The Amnesty Ghana birthday celebrations saw the launch of the report ‘When we sleep, we don’t sleep’, covering the thousands of people living in informal slums in Ghana who are at risk of forced evictions.
A forced eviction occurs when people are removed from their homes without the following safeguards being in place:
· genuine consultation with those at risk of eviction
· adequate and reasonable notice of eviction
· provision of adequate alternative housing and compensation for losses
· access to legal remedies.
Forced evictions are, regrettably, a common occurrence both in Ghana and throughout our African Commonwealth neighbours. In 2009, hundreds of people were displaced by the demolition of structures along the Graphic Road in Abuja. The same year saw the progression of the Kenyan government’s campaign to forcibly evict an estimated 20,000 people from the Mau Forest Complex. In Nigeria more than two million people have been forcibly evicted from their homes since 2000.
All three countries have made international commitments to respect, protect and fulfil the right to adequate housing, and to prevent and refrain from carrying out forced evictions. However their governments are yet to implement national laws to ensure the realisation of the right to adequate housing. A pledge by the Kenyan government in 2006 to develop guidance on forced evictions is yet to materialise, and forced evictions in Nairobi continue to this day.
In Ghana, the absence of constitutional or legal provisions that would give effect to its international legal obligations in relation to the right to adequate housing and the prohibition of forced evictions provide an avenue for officials to deny that they have any responsibility towards residents in slums, claiming that they are there illegally. This lack of legal protection was confirmed in the 2002 case brought to the High Court by the residents of Old Fadama, the biggest informal settlement in Accra. The judgment stated that the Accra Metropolitan Authority, who were carrying out the evictions, were ‘under no obligation to resettle or relocate or compensate the plaintiffs in any way before evicting them from their illegal occupations.. the mere eviction of plaintiffs who are trespassers, from the land they have trespassed onto, does not in any way amount to an infringement of their rights as human beings.’
Today, 80,000 people living in Old Fadama continue to face the threat of forced eviction.
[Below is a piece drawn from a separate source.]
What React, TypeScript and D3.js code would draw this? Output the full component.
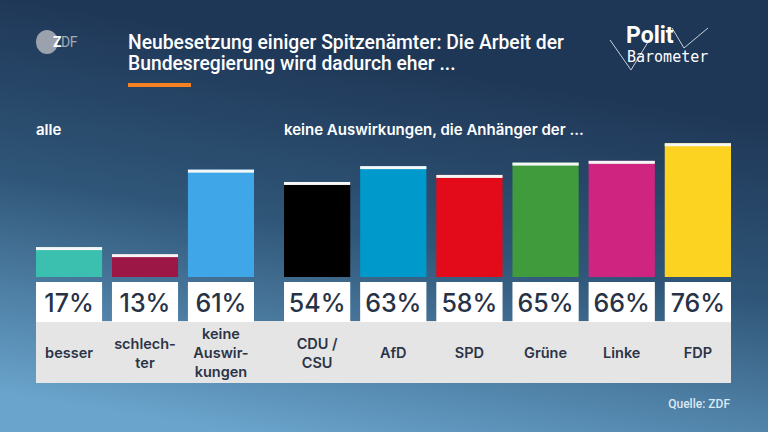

Forced evictions frequently occur as a result of a governments desire to use the land in question for development projects. Examples include the recent building of the Northern Bypass in Nairobi, which saw 3000 people forcibly evicted from the village of Githogoro, and the current redevelopment of the little-used railway line in Accra. Such projects are designed to increase prosperity by attracting investment, creating jobs, and improving infrastructure. These are welcome initiatives, but through the forced evictions that occur as part of the process, the very governments that claim to strive for improving living standards for the people instead force them deeper into poverty. The failure to provide an adequate alternative simply escalates levels of poverty as people either remain in the ruins of their homes or move to another slum. Forced evictions create problems, they do not solve them.
The governments of Ghana, Kenya and Nigeria must be held to account for their failures to comply with the ICESCR, which provides people with the right to a minimum degree of security of tenancy, whether they own their homes, rent property, or live in informal settlements. An enforceable ban on forced evictions must be legislated for, and guidelines developed to ensure those who will potentially be at risk of forced eviction as a result of government initiatives are afforded a genuine opportunity to participate in the process.